We needed to extract our course reserves in Millennium into .csv format and the check digit for the item records associated with the instructors was cut off. To further complicate matters, one of our classes had about 106 associated items.

In order to calculate the check digit, you had to do the following calculation:

for item record i1234567, you had to multiply the 7 by 2, the 6 by 3, the 5 by 4, the 4 by 5, the 3 by 6, the 2 by 7, and the 1 by 8. Then, you had to add all those values together, divide by 11, and the remainder was the check digit. Anything that was remainder 10 became check digit x. So, for this item record, the summation is 112. Divide that by 11, and the remainder is 2 - so the full item record number is i12345672.

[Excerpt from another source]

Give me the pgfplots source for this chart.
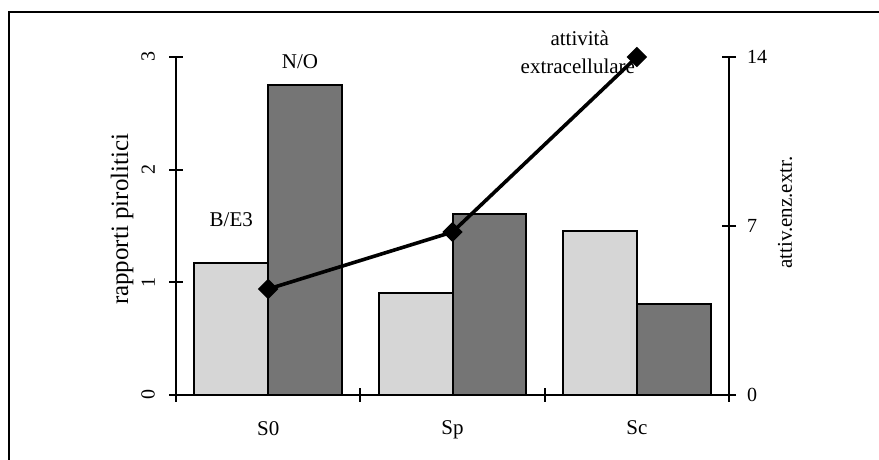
\documentclass[border=0pt]{standalone}
\usepackage{fontspec}
\setmainfont{Liberation Serif}
\usepackage{pgfplots}
\pgfplotsset{compat=1.18}
\definecolor{lightbar}{gray}{0.84}
\definecolor{darkbar}{gray}{0.46}
\begin{document}
\begin{tikzpicture}
\useasboundingbox (0pt,0pt) rectangle (439.5pt,230pt);
\draw[line width=0.9pt] (4.5pt,0pt) -- (4.5pt,224pt) -- (439.5pt,224pt);
\begin{axis}[
  at={(88pt,32.5pt)}, anchor=south west,
  scale only axis, width=276.5pt, height=169pt,
  xmin=-0.5, xmax=2.5, ymin=0, ymax=3,
  clip=false,
  axis x line*=bottom, axis y line*=left,
  axis line style={line width=1.1pt, -},
  tick align=center, major tick length=7pt,
  tick style={line width=1pt, black},
  ytick={0,1,2,3},
  /pgf/number format/assume math mode=true,
  tick label style={font=\fontsize{10}{12}\selectfont},
  yticklabel style={xshift=-3.5pt, rotate=90, anchor=south},
  xtick={-0.5,0.5,1.5,2.5}, xticklabels={,,,},
  extra x ticks={0,1,2}, extra x tick labels={S0,Sp,Sc},
  extra x tick style={major tick length=0pt, tick style={draw=none},
     xticklabel style={font=\fontsize{10.5}{12}\selectfont, yshift=-9.5pt}},
  ylabel={rapporti pirolitici},
  every axis y label/.style={at={(axis description cs:0,0.52)}, xshift=-27pt,
     rotate=90, anchor=center, font=\fontsize{12.5}{14}\selectfont},
]
\addplot[ybar, bar width=0.4, bar shift=-0.2, fill=lightbar, draw=black, line width=1pt]
  coordinates {(0,1.17) (1,0.905) (2,1.46)};
\addplot[ybar, bar width=0.4, bar shift=0.2, fill=darkbar, draw=black, line width=1pt]
  coordinates {(0,2.75) (1,1.61) (2,0.81)};
\node[font=\fontsize{10.5}{12}\selectfont] at (axis cs:0.173,2.96) {N/O};
\node[font=\fontsize{10.5}{12}\selectfont] at (axis cs:-0.2,1.56) {B/E3};
\node[font=\fontsize{10.5}{12}\selectfont] at (axis cs:1.69,3.17) {attività};
\node[font=\fontsize{10.5}{12}\selectfont] at (axis cs:1.68,2.92) {extracellulare};
\end{axis}
\begin{axis}[
  at={(88pt,32.5pt)}, anchor=south west,
  scale only axis, width=276.5pt, height=169pt,
  xmin=-0.5, xmax=2.5, ymin=0, ymax=14,
  clip=false,
  axis x line=none, axis y line*=right,
  axis line style={line width=1.1pt, -},
  tick align=center, major tick length=7pt,
  tick style={line width=1pt, black},
  ytick={0,7,14},
  /pgf/number format/assume math mode=true,
  tick label style={font=\fontsize{10}{12}\selectfont},
  yticklabel style={anchor=west, xshift=2pt},
  ylabel={attiv.enz.extr.},
  every axis y label/.style={at={(axis description cs:1,0.54)}, xshift=28pt,
     rotate=90, anchor=center, font=\fontsize{10.5}{12}\selectfont},
]
\addplot[black, line width=1.8pt, mark=square*, mark size=2.7pt,
  mark options={rotate=45, solid, fill=black}]
  coordinates {(0,4.39) (1,6.75) (2,14)};
\end{axis}
\end{tikzpicture}
\end{document}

1. First, I changed the , delimiter right before the item record numbers to } in Notepad++. That way, when I imported to Open Refine, item records i3070797,i3054061,i3054062,i3054064,i3070931,,,,,,,,,,,,,

would all be in the same cell.

2. I split the column of item records into multi-valued cells using the , as a delimiter. My column was named "Column2" for this example.
3. I used add column based on this column and created column "remainder" with this GREL: value.replace ("i","")
This is so I could do the calculation for the check digit in a separate column to make it easier to concatenate later.
3. To do the multiplication and summation calculation, I did a transform on the remainder column and input this GREL:
sum(forEachIndex(reverse(splitByLengths(value,1,1,1,1,1,1,1)),i,v, (i+2)*toNumber(v)))
4. Unfortunately, this inserted a lot of zeros into the fields I wanted to leave blank, so I did another transform on remainder and did this to blank out the zeros: if(value == 0, "", value)
(You could probably just facet on the 0 and blank it out, too). This step has to be done, otherwise the calculation of the remainder will fill in the cells with the zeros with unwanted values.
5. Do another transform on column remainder to calculate the remainder:
mod(value,11)
6. Now concatenate Column2 and remainder together (can be either a transform or a new column):
if(isBlank(value), "",if (cells.remainder.value < 10, value + cells.remainder.value, value + "x"))
(Leaving out the check for isBlank gave me funky values again.)
7.  Now remove any extra columns and join multi-valued cells on the concatenated column.